People v. Swartz

Mugglin, J.

Appeal from a judgment of the County Court of Ulster County (Bruhn, J.), rendered December 22, 2003, convicting defendant upon his plea of guilty of the crimes of robbery in the first degree (three counts), robbery in the second degree (five counts), assault in the first degree (three counts) and assault in the second degree (two counts).

Defendant was charged in a multicount indictment with three counts of robbery in the first degree, five counts of robbery in the second degree, three counts of assault in the first degree and two counts of assault in the second degree arising from three separate incidents occurring in the City of Kingston, Ulster County, in December 2002 during which he and his brother separately accosted two men and one woman and fore*918ibly took their property. Shortly thereafter, he was charged in another indictment with burglary in the third degree after he and his brother entered a sandwich shop in Kingston and took a safe. Defendant subsequently pleaded guilty to the charges contained in both indictments. The agreement made with respect to sentencing was that defendant would be exposed to a maximum of 10 years in prison, with five years of postrelease supervision, and that the sentences would run concurrently. He was ultimately sentenced to 10 years in prison on the robbery and first degree assault charges, to be followed by five years of postrelease supervision, seven years in prison on the second degree assault charges, to be followed by three years of postrelease supervision, and 21h to 7 years in prison on the third degree burglary charge, all to run concurrently. Defendant now appeals.

Initially, we note that defendant’s claim that he was deprived of the effective assistance of counsel is not properly before us as he neither moved to withdraw his plea nor to vacate the judgment of conviction (see People v Flood, 16 AD3d 772 [2005], lv denied 5 NY3d 788 [2005]; People v Hanna, 303 AD2d 838, 839 [2003]). In any event, to the extent that his argument is premised on his counsel’s alleged deficiencies in the preparation and investigation of his case, such matters are outside the present record and are more properly the subject of a CPL article 440 motion (see People v Green, 9 AD3d 687, 688 [2004]; People v Hemingway, 306 AD2d 689, 690 [2003]). Defendant’s other assertions are without merit as the record as a whole reveals that defense counsel provided meaningful representation, particularly in view of the advantageous plea which prevented defendant from serving consecutive sentences (see People v Hodges, 13 AD3d 979, 980 [2004]).
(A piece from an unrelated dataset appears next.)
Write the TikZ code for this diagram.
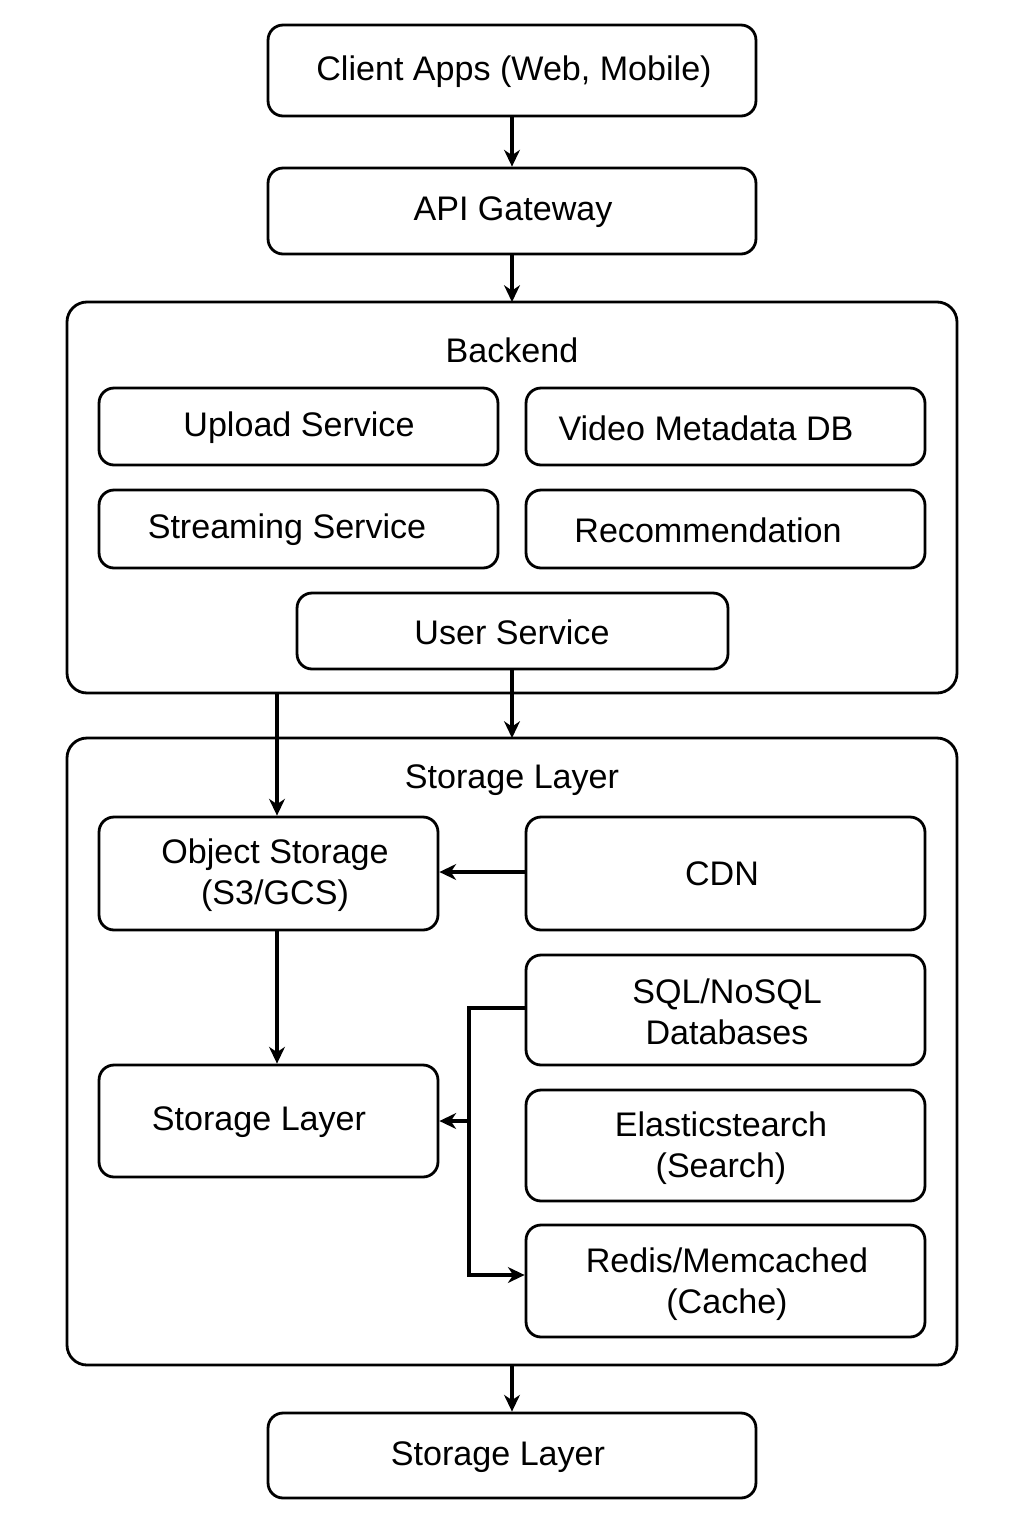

Defendant further contends that County Court relied on erroneous information contained in the presentence investigation report in sentencing him. Defendant waived this claim by not raising an objection at sentencing (see People v Moquette, 200 AD2d 854, 854 [1994], lv denied 83 NY2d 874 [1994]; People v Young, 186 AD2d 1072 [1992]). In any event, although the presentence investigation report improperly stated that defendant pleaded guilty to only two crimes and in a few instances inaccurately identified him as his brother, the report as a whole correctly related the circumstances of the crimes and the sentencing minutes reveal that County Court was aware of defendant’s plea of guilty to 14 offenses. Thus, the record does not indicate that the sentence imposed by County Court was affected by an error of fact (see e.g. Matter of Atkins v New York State Bd. of *919Parole, 289 AD2d 667, 668 [2001]). Defendant further argues that his sentence was harsh and excessive. The violent nature of the crimes, all committed within a short time period, coupled with defendant’s criminal history, militate against a finding that extraordinary circumstances exist which would warrant a reduction of the sentence in the interest of justice (see People v Greene, 274 AD2d 842, 843 [2000], lv denied 95 NY2d 963 [2000]).

Crew III, J.P., Peters, Rose and Lahtinen, JJ., concur. Ordered that the judgment is affirmed.